Seifi believes a similar dynamic takes place in CS university classrooms: “A lot of female students feel like an impostor. They feel they don’t belong. They are less confident.”
Studies support Seifi’s observations. A 2008 survey by the Public Health Agency of Canada found that 36 per cent of Grade 6 girls say they are self-confident. By Grade 10 that number has plummeted to 14 per cent. Later, when girls are considering career choices, waning self-confidence may mingle with unwelcoming stereotypes to deter any interest in IT.

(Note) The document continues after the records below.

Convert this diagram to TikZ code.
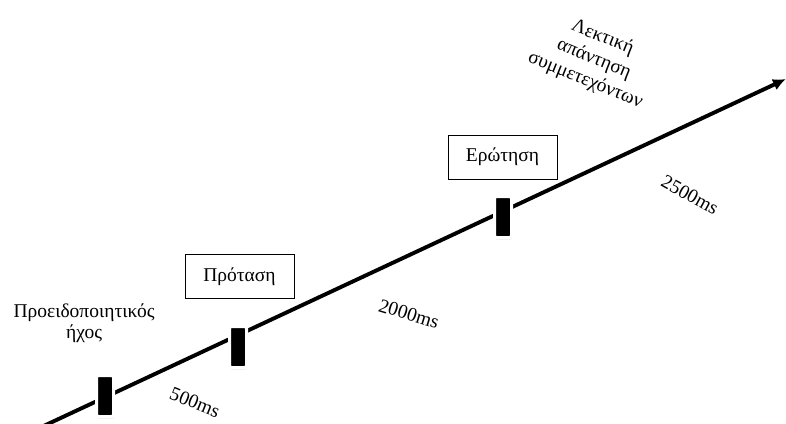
\documentclass[tikz,border=0pt]{standalone}
\usepackage{fontspec}
\setmainfont{Liberation Serif}
\usetikzlibrary{arrows.meta,shadows}
\begin{document}
\begin{tikzpicture}[x=1pt,y=-1pt,
  txt/.style={font=\fontsize{19.5}{21}\selectfont, inner sep=0pt, align=center},
  labelbox/.style={draw, line width=0.6pt, minimum width=109pt, minimum height=44pt, inner sep=0pt, font=\fontsize{19.5}{21}\selectfont},
  marker/.style={fill=black, draw=white, line width=3pt, rounded corners=1.5pt,
    minimum width=17pt, minimum height=41pt, inner sep=0pt,
    drop shadow={opacity=0.18, shadow xshift=0.5pt, shadow yshift=-2pt}},
  timeline/.style={line width=3.9pt, -{Latex[length=13pt,width=12pt]}},
]
\useasboundingbox (0,0) rectangle (786,423);
\coordinate (s) at (30,432.35);
\coordinate (e) at (786,79);
\draw[timeline] (s) -- (e);
\node[marker] (m1) at (105,396) {};
\node[marker] (m2) at (238,347) {};
\node[marker] (m3) at (503,217) {};
\node[txt] (warn) at (84,323) {Προειδοποιητικός\\ήχος};
\node[labelbox] (prop) at (239.5,276.5) {Πρόταση};
\node[labelbox] (quest) at (502.5,157) {Ερώτηση};
\node[txt, rotate=-22] (t1) at (195,402.5) {500ms};
\node[txt, rotate=-17] (t2) at (409,314) {2000ms};
\node[txt, rotate=-29] (t3) at (690,195) {2500ms};
\node[txt, font=\fontsize{19.5}{23}\selectfont, rotate=-22] (resp) at (594,59) {Λεκτική\\απάντηση\\συμμετεχόντων};
\end{tikzpicture}
\end{document}
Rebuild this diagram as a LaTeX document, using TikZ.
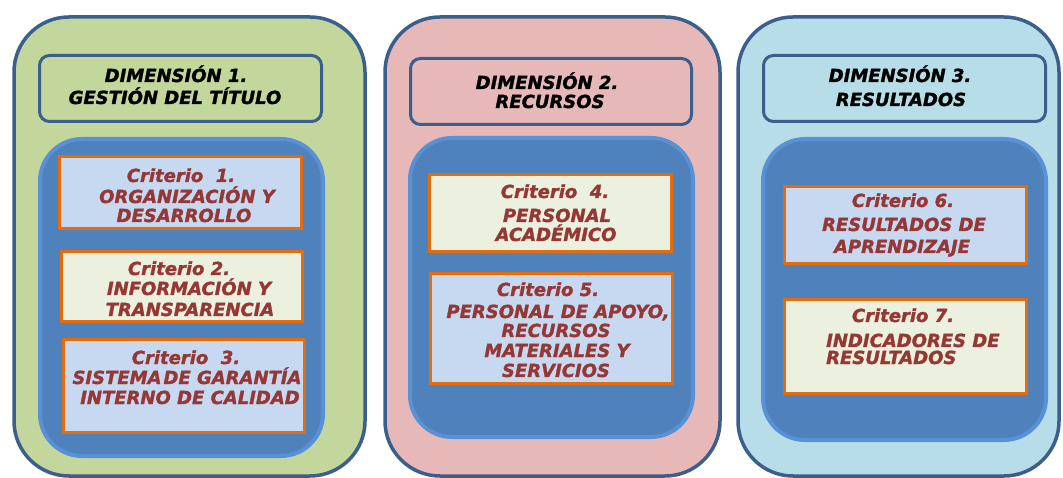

Meanwhile the IT sector can’t attract enough talent. Recent IBM studies indicate only one in 10 organizations are able to meet their IT human resource needs. There is a huge pool of unengaged, untapped talent waiting in the wings.
Take on (CS)
What started as a small initiative spearheaded by an energetic UBC student has grown and evolved. This February, GIRLsmarts organized its first Grade 7 workshop in partnership with software developer SAP. More than 60 girls stormed the company’s Vancouver office in Yaletown to learn about programming, music and technology, social gaming and user interfaces. Two more Grade 7 workshops will be held this summer.
“At the start of one of the workshops the volunteers asked the kids ‘Who wants to be a software developer?’ One or two girls raised their hands,” says Seifi. “At the the end of the workshop they asked the same question and almost all the girls raised their hands.”